The results of this week’s presidential election came as a shock to many people. But as I sat glued to CNN, watching as more and more states flipped from Blue to Red, all I could think of was how this election stands as a stark reminder of the risks that come with predictive analysis technology.
Politics, just like every other industry, has become enamored with the power of big data. And as political analysts crunched the numbers and ran predictive data models over the past months a Hillary Clinton victory seemed almost assured, with the major vote forecasters placing her chances of winning between 70 and 99 percent. Of course we all now know how wrong those predictions were.

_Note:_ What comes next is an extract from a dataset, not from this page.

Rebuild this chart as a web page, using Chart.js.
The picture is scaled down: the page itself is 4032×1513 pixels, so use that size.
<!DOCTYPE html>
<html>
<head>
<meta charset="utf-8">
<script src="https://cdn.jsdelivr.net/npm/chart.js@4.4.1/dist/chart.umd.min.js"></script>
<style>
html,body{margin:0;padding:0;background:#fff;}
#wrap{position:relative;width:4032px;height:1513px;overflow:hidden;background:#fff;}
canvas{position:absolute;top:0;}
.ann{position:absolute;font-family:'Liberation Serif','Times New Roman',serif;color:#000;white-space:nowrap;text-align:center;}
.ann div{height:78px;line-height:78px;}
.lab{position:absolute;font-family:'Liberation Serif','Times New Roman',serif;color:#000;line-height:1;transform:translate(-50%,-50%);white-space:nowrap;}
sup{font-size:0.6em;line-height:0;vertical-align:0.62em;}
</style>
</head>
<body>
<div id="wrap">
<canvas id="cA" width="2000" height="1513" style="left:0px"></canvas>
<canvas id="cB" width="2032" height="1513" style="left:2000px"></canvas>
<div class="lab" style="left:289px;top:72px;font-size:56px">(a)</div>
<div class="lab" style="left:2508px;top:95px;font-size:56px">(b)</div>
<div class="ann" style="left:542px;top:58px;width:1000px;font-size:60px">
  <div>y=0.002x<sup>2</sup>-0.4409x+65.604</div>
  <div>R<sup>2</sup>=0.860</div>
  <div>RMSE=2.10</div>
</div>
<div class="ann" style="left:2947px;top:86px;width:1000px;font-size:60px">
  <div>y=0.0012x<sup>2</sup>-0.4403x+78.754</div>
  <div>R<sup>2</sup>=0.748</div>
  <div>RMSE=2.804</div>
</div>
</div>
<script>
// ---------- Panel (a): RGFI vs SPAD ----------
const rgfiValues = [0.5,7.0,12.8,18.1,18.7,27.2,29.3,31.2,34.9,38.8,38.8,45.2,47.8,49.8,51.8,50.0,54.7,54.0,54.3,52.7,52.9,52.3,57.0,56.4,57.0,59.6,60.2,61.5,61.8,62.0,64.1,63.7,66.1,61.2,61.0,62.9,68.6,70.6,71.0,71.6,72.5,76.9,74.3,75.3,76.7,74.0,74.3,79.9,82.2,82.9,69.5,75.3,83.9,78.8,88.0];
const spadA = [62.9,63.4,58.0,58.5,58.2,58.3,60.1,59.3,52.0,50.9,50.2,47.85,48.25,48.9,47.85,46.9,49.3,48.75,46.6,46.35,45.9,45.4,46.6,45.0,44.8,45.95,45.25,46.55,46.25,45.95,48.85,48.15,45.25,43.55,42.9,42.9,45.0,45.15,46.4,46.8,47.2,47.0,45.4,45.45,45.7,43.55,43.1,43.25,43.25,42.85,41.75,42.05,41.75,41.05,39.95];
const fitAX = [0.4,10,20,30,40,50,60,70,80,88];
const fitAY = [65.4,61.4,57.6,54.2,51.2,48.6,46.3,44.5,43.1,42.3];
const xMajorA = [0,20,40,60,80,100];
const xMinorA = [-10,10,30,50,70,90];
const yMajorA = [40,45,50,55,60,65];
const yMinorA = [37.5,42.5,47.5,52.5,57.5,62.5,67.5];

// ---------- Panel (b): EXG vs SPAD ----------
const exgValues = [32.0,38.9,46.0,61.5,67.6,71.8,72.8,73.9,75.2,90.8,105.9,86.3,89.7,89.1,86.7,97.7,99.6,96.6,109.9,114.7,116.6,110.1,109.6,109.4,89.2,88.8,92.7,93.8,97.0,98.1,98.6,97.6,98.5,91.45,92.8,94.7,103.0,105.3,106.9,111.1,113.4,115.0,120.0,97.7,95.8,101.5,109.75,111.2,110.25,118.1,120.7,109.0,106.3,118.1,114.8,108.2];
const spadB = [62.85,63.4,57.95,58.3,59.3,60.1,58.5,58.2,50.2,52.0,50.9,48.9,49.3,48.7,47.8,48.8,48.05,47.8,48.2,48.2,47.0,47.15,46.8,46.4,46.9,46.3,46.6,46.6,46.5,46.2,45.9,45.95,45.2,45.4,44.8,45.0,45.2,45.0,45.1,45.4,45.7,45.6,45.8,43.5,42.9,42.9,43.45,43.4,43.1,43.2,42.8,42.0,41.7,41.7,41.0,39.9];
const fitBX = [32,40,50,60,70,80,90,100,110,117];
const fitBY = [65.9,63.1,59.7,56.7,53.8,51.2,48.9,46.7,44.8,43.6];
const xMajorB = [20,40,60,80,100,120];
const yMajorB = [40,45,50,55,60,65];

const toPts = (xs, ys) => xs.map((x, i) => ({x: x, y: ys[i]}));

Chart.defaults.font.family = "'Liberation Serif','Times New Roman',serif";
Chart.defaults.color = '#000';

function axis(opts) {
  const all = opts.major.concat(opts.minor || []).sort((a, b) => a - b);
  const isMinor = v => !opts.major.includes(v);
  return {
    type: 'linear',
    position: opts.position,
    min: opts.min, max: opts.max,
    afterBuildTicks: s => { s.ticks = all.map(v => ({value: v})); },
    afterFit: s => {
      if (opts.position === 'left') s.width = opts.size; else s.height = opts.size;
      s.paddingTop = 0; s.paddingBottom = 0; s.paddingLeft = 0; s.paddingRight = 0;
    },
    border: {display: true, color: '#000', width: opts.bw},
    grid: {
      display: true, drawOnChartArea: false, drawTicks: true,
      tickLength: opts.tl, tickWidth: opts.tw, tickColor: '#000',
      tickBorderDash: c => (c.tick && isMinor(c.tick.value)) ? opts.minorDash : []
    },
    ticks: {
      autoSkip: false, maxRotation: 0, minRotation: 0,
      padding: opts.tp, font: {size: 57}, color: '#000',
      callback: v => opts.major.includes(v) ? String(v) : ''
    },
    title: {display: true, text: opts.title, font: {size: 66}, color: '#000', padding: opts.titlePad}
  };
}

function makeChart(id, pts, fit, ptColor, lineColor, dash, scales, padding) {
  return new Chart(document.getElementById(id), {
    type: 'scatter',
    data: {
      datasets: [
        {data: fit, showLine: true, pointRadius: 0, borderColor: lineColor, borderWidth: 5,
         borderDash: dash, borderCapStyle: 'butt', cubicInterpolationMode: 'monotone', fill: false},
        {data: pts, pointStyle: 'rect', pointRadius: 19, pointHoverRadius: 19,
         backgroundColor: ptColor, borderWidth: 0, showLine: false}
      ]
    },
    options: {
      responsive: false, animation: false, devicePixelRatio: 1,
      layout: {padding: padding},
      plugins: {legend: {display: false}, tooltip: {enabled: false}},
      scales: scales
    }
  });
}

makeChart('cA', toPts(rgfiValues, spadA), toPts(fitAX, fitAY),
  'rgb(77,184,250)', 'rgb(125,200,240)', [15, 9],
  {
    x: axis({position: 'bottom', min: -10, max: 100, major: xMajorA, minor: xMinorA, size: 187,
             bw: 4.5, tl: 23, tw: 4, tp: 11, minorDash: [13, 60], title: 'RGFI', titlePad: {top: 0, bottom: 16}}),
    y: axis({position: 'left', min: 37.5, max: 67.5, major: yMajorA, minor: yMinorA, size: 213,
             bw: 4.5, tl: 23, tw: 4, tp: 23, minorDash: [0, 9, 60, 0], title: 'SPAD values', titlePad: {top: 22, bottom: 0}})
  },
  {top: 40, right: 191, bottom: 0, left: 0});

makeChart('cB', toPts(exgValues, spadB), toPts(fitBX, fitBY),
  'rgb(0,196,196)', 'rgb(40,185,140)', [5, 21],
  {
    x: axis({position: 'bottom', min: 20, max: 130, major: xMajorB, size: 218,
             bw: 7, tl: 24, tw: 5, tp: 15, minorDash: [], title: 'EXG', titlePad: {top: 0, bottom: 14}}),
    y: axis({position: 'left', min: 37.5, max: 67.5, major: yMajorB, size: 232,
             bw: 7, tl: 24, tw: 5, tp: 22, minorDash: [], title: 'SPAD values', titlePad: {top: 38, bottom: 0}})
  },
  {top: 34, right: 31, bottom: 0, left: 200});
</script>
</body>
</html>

The promise of predictive analytics is an intoxicating one, and it’s easy to see why. Traditional analytics technology is primarily retrospective, but radical advances in AI and computing power have promised to shift this paradigm to a forward looking one. Using machine learning and predictive analysis, it’s now possible to come up with reasonably accurate predictions about what will happen in the future. But this new wave of technology comes with heightened stakes and greater risks, and the near total failure by political experts to foresee Donald Trump’s victory perfectly illustrates the pitfalls of flawed assumptions, wide margins of error and lack of context when it comes to predictive analysis.
The ability to use technology to gaze into huge amounts of data to discern upcoming trends and inform future actions can be a massive advantage, and I do believe that AI will transform the business landscape especially as far as business intelligence and predictive analytics are concerned. But this technology is young and still developing, and predictive algorithms are not magic. They rely on data models that can be based on flawed assumptions, and if those models are wrong the results can be disastrous. Just look at the event known as Knightmare, where the Knight Capital Group lost $440 million in 30 minutes when their trading algorithm went haywire.
My point is that predictive analytics, while potentially game-changing, have limitations. And as professionals from every industry become ever more reliant on these tools to make increasingly important decisions, it’s more essential than ever to appreciate and account for these limitations. Predictive technology gives probabilities, not guarantees. That is why there will always be a need for experienced, insightful experts to plug the gaps left by this type of technology. Only by applying years of experience and expertise can one take those probabilities and apply the intuition, creative thinking and context needed to make truly informed decisions. As Steve Lohr wrote in a recent New York Times article, “data is the fuel, and algorithms borrowed from the tool kit of artificial intelligence, notably machine learning, are the engine.”
But we still need to be in the driver’s seat, remembering to never take our eyes off the road.